Financial institutions have strict rules about “data supply chains,” and organizations should know where their data is and how it’s being used. In the Treasury Department's report, several financial institutions recommended the implementation of a “nutrition label” for vendor-provided AI systems and data providers. These standardized descriptions would identify the data used to train AI models, where that data originated and how the data that’s been submitted to the model is being used. The Treasury Department said that it would continue working with the financial sector, as well as NIST, CISA and the National Telecommunications Information Administration (NTIA), to determine if this recommendation should be explored further.

Risk Management

The adoption of AI will exacerbate the back-and-forth battle between defenders and threat actors in the financial sector, but the Treasury Department warned in its report that as access to AI tools becomes more widespread, threat actors likely will have the advantage in outpacing their targets, at least initially. Many financial sector organizations, on the other hand, said that the adoption of AI technology overall has the potential to significantly improve the quality and cost efficiencies of cybersecurity and anti-fraud management functions.

It's important to note that many financial institutions have used AI technology for supporting their security and anti-fraud operations for years. The report found that financial institutions believe most of the risks and threats related to AI tools can be managed like other IT systems, and many have already incorporated AI-related risks into their existing risk management frameworks, including those related to model, compliance and third-party risk management.

Still, "some of the financial institutions that Treasury met with reported that existing risk management frameworks may not be adequate to cover emerging AI technologies, such as Generative AI, which emulates input data to generate synthetic content," according to the Treasury Department's report. "Hence, financial institutions appear to be moving slowly in adopting expansive use of emerging AI technologies. Interview participants generally agreed that the safe adoption of AI technologies requires cross-enterprise collaboration among model, technology, legal, compliance, and other teams, which can present its own challenges.”

Fighting Fraud

The Treasury Department also outlined several other AI-related challenges in the financial sector, including a lack of consistency across the industry for defining AI as well as questions about the future of regulation of AI in the financial services sector, and the potential for regulatory fragmentation.

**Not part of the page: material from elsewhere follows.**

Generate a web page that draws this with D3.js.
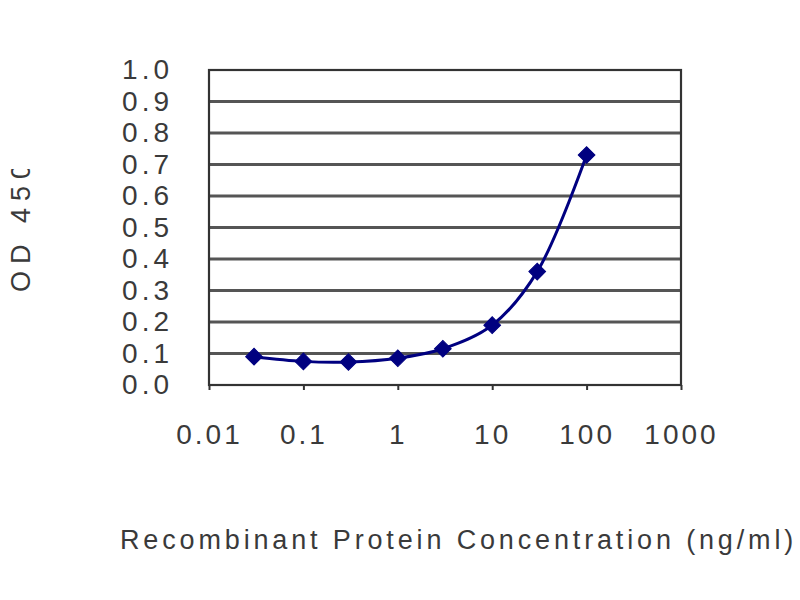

The report also highlighted how AI is upending fraud prevention for financial institutions. While AI technologies are redefining fraud, it is also empowering defense teams with the tools to improve their own anti-fraud measures. The report cited one large firm that said it developed AI models trained on its own internal data that allowed the company to reduce fraud activity by 50 percent, for instance.

However, only the larger financial institutions, with lots of resources and internal, historical data on hand, are able to develop these models for fraud prevention. Smaller institutions, on the other hand, don’t have the level of internal data, expertise or resources necessary to build their own models, creating a gap in fraud prevention overall. The Treasury Department worried that fraud activity that’s been blocked by models for larger institutions would instead shift to smaller institutions without these same abilities.

“Except for certain efforts in banking, there is limited sharing of fraud information among financial firms,” said the report. “A clearinghouse for fraud data that allows rapid sharing of data and can support financial institutions of all sizes is currently not available. The absence of fraud-related data sharing likely affects smaller institutions more significantly than larger institutions.”